I have 5 ms latency and it’s still way too much to route my nord modular rtrough renoise .

5 ms should be fine. when I routed them at first I also heard a great deal of latency but after fiddeling around I got it just right.
2 things that are very important to check:
1: line-in device (live recording mode or midi return mode)
2: the instrument itself (external midi, or Line in retrigger)

i realize this is post-mortem… but i just caught this and having experience with this i wanted to add my ten cents…

sound engineers are control freaks.

in many cases it certainly can be true that engineers can make your sound better - that’s their job… however if you already have all of your backingtracks in renoise mixed to your liking and there is indeed room to breath in the mix, there is absolutely no reason to F up that mix and put it all in the engineers hands who may or may not be sitting by the sound board when you need him/her most during your set. this is why so many electronic musicians mix on stage - it’s a double edged sword as you the performer may not have the perspective to do the job perfectly (mixing) however putting it all in joe shmoe sound guy’s hands is typically proven more damaging - unless the engineer is well familiar with your songs and your desired sound and can anticipate your parts.

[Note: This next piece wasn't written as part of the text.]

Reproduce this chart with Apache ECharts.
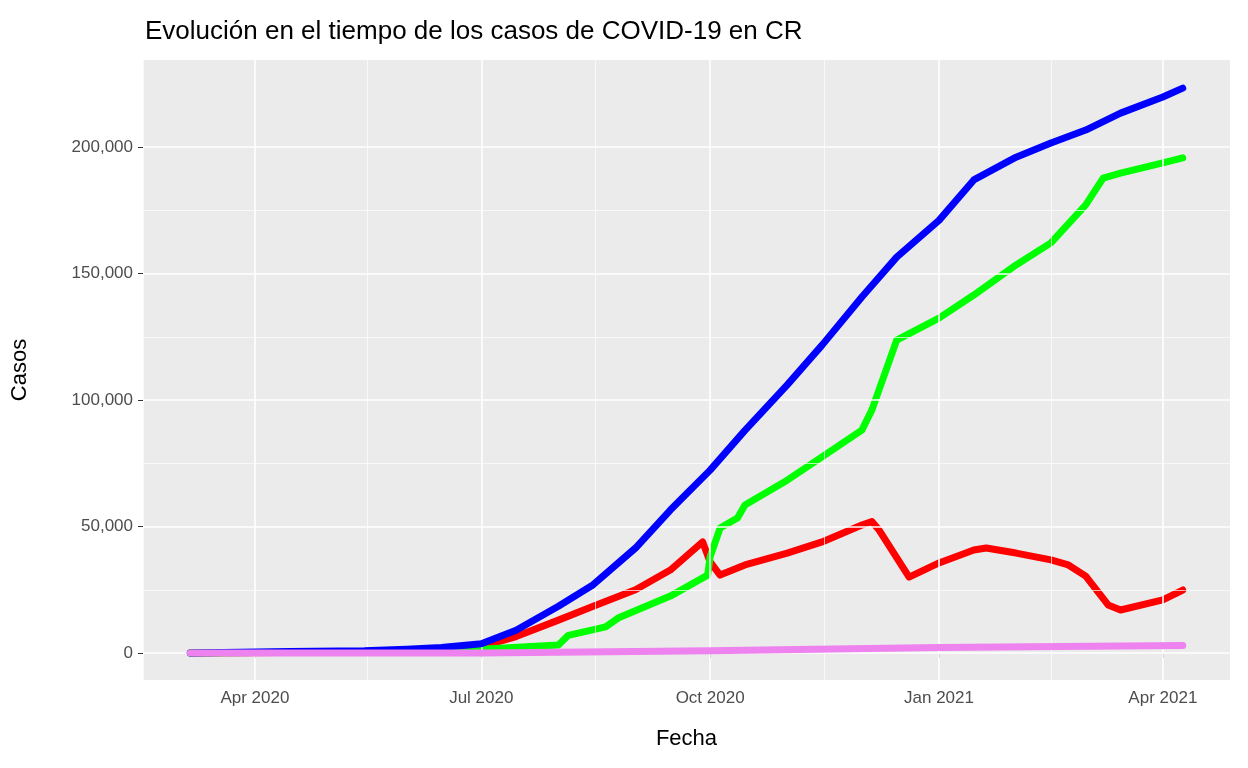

I’d suggest that until you’re making enough to hire your own engineer do your own mixing of laptronica from the stage.

alternatively if you really do trust this sound person - really think about what you’re doing here - what effects you have applied to the master bus which you would like to distribute to the individual channels?? if you’ve got a compressor or limiter on there, and said joe shmoe engineer is running those tracks into his house comperssors/limiters anyway, well you’re kind of defeating the (engineer’s) purpose by running all those individual tracks through another effects bus as that is the power he wants to “make it sound better”.

instead of getting fancy with rerouting could you simply copy/paste the device(s) you want from the master effect bus to the individual tracks which suit them best? you’ll have more precise sound control with this method anyway I’d suspect.